PROBLEM STATEMENT - Set down each record below precisely, skipping the pictures.

Source code of charts:
-------

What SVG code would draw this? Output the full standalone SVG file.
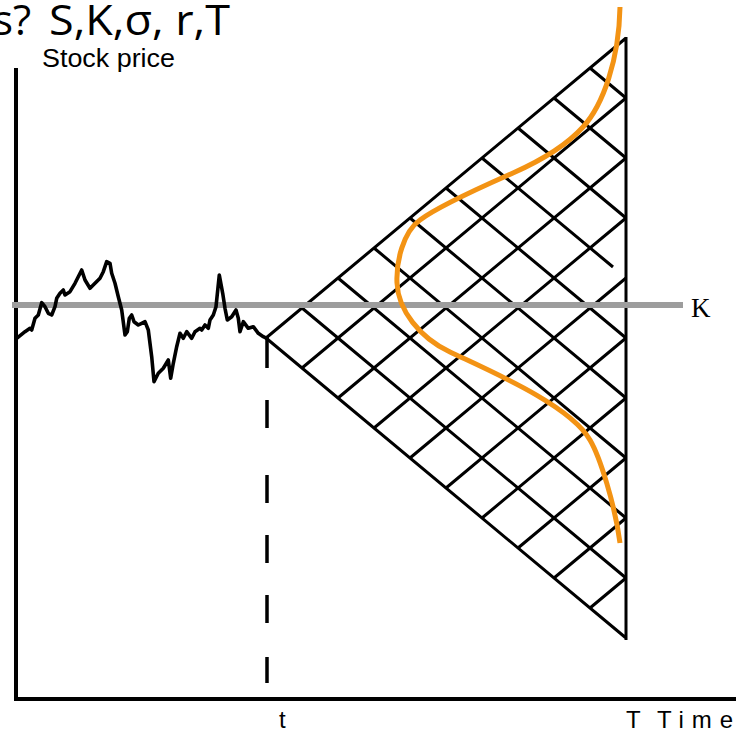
<svg xmlns="http://www.w3.org/2000/svg" width="736" height="731" viewBox="0 0 736 731">
<style>
.lat{stroke:#000;stroke-width:3;fill:none;stroke-linecap:butt}
.ax{stroke:#000;stroke-width:4;fill:none}
.lbl{font-family:"Liberation Sans",Arial,sans-serif;fill:#000}
</style>
<rect width="736" height="731" fill="#fff"/>
<g id="title">
<text class="lbl" style="font-family:'Open Sans','Liberation Sans',sans-serif" font-size="42" y="35"><tspan x="-7">s?</tspan><tspan x="49" textLength="181" lengthAdjust="spacingAndGlyphs">S,K,σ, r,T</tspan></text>
</g>
<g id="axes">
<line class="ax" x1="16" y1="68" x2="16" y2="701"/>
<line class="ax" x1="14" y1="699" x2="736" y2="699"/>
<text class="lbl" x="42" y="67" font-size="25" textLength="133" lengthAdjust="spacingAndGlyphs">Stock price</text>
<text class="lbl" x="279" y="728" font-size="24">t</text>
<text class="lbl" x="626" y="728" font-size="24">T</text>
<text class="lbl" x="657" y="728" font-size="24" textLength="76" lengthAdjust="spacing">Time</text>
</g>
<g id="lattice" class="lat">
<path d="M266,338 L626,38 M266,338 L626,638 M626,37 L626,640"/>
<path d="M302,308 L626,578 M338,278 L626,518 M374,248 L626,458 M410,218 L626,398 M446,188 L626,338 M482,158 L613,267 M518,128 L626,218 M554,98 L626,158 M590,68 L626,98"/>
<path d="M302,368 L626,98 M338,398 L626,158 M374,428 L626,218 M410,458 L626,278 M446,488 L626,338 M482,518 L626,398 M518,548 L626,458 M554,578 L626,518 M590,608 L626,578"/>
</g>
<g id="expiry-marker">
<path d="M267,337 V368 M267,400 V428 M267,475 V503 M267,535 V563 M267,595 V623 M267,657 V683" stroke="#000" stroke-width="3.5" fill="none"/>
</g>
<g id="strike">
<line x1="12" y1="305" x2="683" y2="305" stroke="#9d9d9d" stroke-width="6"/>
<text x="691" y="317" font-family="'Liberation Serif','Times New Roman',serif" font-size="27" fill="#000">K</text>
</g>
<g id="stock-path">
<polyline fill="none" stroke="#000" stroke-width="3.6" stroke-linejoin="round" stroke-linecap="round" points="16.7,338.3 25,331.7 30,328.3 31.7,330 35,318.3 38.3,315 41.7,302.7 45,306.7 48.3,313.3 51.7,315 55,306.7 56.7,298.3 60,293.3 63.3,290 65,295 70,291.7 75,283.3 81.7,270 85,280 90,288.3 95,283.3 100,278.3 103.3,271.7 106.7,261.7 110,263.3 111.7,273.3 115,283.3 118.3,296.7 121.7,310 125,335 127.3,331.7 129.3,318.3 131.7,315 134,321.7 138.3,325 141.7,323.3 145,321.7 148.3,330 151.7,356.7 154,381.7 158.3,373.3 163.3,368.3 168.3,360 170.7,378.3 173.3,363.3 176.7,346.7 180,333.3 183.3,338.3 186.7,331.7 191.7,338.3 195,331.7 200,328.3 201.7,330 205,325 208.3,328.3 210,320 213.3,315 216,306.7 219.3,275 222.7,293.3 225,308.3 227.3,320 231.7,316.7 236,310 238.3,318.3 240,331.7 243.3,321.7 248.3,328.3 253.3,326.7 258.3,333.3 263.3,336.7 266.7,338.3"/>
</g>
<g id="distribution">
<path fill="none" stroke="#f39314" stroke-width="5" d="M620,7 C619,60 603,105 583,127 C565,147 540,161 513,173 C486,185 440,205 420,220 C403,232 396,262 397,283 C398,310 420,338 450,352 C490,371 570,405 590,440 C600,457 615,505 620,543"/>
</g>
</svg>
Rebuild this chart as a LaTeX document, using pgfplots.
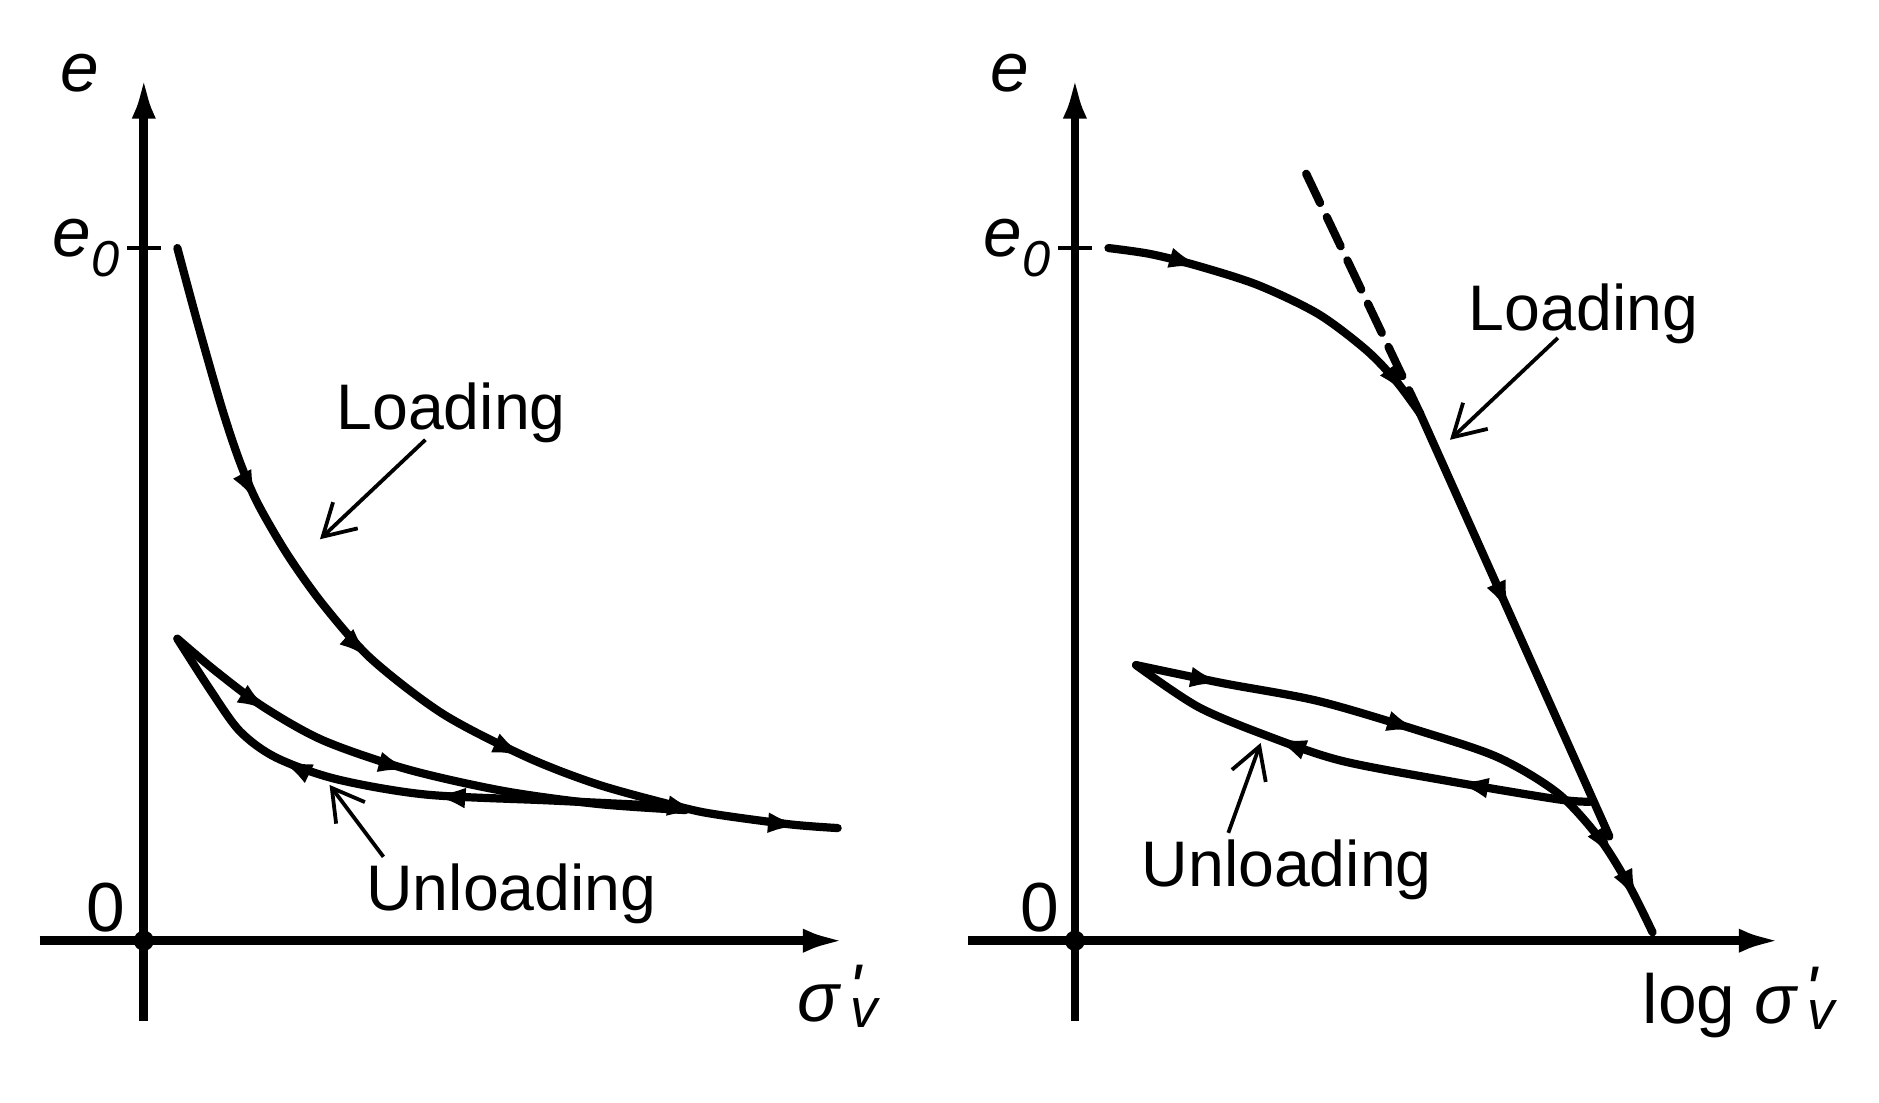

-------

ANSWER TO THIS TASK -
What SVG code would draw this? Output the full standalone SVG file.
<svg xmlns="http://www.w3.org/2000/svg" width="736" height="731" viewBox="0 0 736 731">
<style>
.lat{stroke:#000;stroke-width:3;fill:none;stroke-linecap:butt}
.ax{stroke:#000;stroke-width:4;fill:none}
.lbl{font-family:"Liberation Sans",Arial,sans-serif;fill:#000}
</style>
<rect width="736" height="731" fill="#fff"/>
<g id="title">
<text class="lbl" style="font-family:'Open Sans','Liberation Sans',sans-serif" font-size="42" y="35"><tspan x="-7">s?</tspan><tspan x="49" textLength="181" lengthAdjust="spacingAndGlyphs">S,K,σ, r,T</tspan></text>
</g>
<g id="axes">
<line class="ax" x1="16" y1="68" x2="16" y2="701"/>
<line class="ax" x1="14" y1="699" x2="736" y2="699"/>
<text class="lbl" x="42" y="67" font-size="25" textLength="133" lengthAdjust="spacingAndGlyphs">Stock price</text>
<text class="lbl" x="279" y="728" font-size="24">t</text>
<text class="lbl" x="626" y="728" font-size="24">T</text>
<text class="lbl" x="657" y="728" font-size="24" textLength="76" lengthAdjust="spacing">Time</text>
</g>
<g id="lattice" class="lat">
<path d="M266,338 L626,38 M266,338 L626,638 M626,37 L626,640"/>
<path d="M302,308 L626,578 M338,278 L626,518 M374,248 L626,458 M410,218 L626,398 M446,188 L626,338 M482,158 L613,267 M518,128 L626,218 M554,98 L626,158 M590,68 L626,98"/>
<path d="M302,368 L626,98 M338,398 L626,158 M374,428 L626,218 M410,458 L626,278 M446,488 L626,338 M482,518 L626,398 M518,548 L626,458 M554,578 L626,518 M590,608 L626,578"/>
</g>
<g id="expiry-marker">
<path d="M267,337 V368 M267,400 V428 M267,475 V503 M267,535 V563 M267,595 V623 M267,657 V683" stroke="#000" stroke-width="3.5" fill="none"/>
</g>
<g id="strike">
<line x1="12" y1="305" x2="683" y2="305" stroke="#9d9d9d" stroke-width="6"/>
<text x="691" y="317" font-family="'Liberation Serif','Times New Roman',serif" font-size="27" fill="#000">K</text>
</g>
<g id="stock-path">
<polyline fill="none" stroke="#000" stroke-width="3.6" stroke-linejoin="round" stroke-linecap="round" points="16.7,338.3 25,331.7 30,328.3 31.7,330 35,318.3 38.3,315 41.7,302.7 45,306.7 48.3,313.3 51.7,315 55,306.7 56.7,298.3 60,293.3 63.3,290 65,295 70,291.7 75,283.3 81.7,270 85,280 90,288.3 95,283.3 100,278.3 103.3,271.7 106.7,261.7 110,263.3 111.7,273.3 115,283.3 118.3,296.7 121.7,310 125,335 127.3,331.7 129.3,318.3 131.7,315 134,321.7 138.3,325 141.7,323.3 145,321.7 148.3,330 151.7,356.7 154,381.7 158.3,373.3 163.3,368.3 168.3,360 170.7,378.3 173.3,363.3 176.7,346.7 180,333.3 183.3,338.3 186.7,331.7 191.7,338.3 195,331.7 200,328.3 201.7,330 205,325 208.3,328.3 210,320 213.3,315 216,306.7 219.3,275 222.7,293.3 225,308.3 227.3,320 231.7,316.7 236,310 238.3,318.3 240,331.7 243.3,321.7 248.3,328.3 253.3,326.7 258.3,333.3 263.3,336.7 266.7,338.3"/>
</g>
<g id="distribution">
<path fill="none" stroke="#f39314" stroke-width="5" d="M620,7 C619,60 603,105 583,127 C565,147 540,161 513,173 C486,185 440,205 420,220 C403,232 396,262 397,283 C398,310 420,338 450,352 C490,371 570,405 590,440 C600,457 615,505 620,543"/>
</g>
</svg>
Rebuild this chart as a LaTeX document, using pgfplots.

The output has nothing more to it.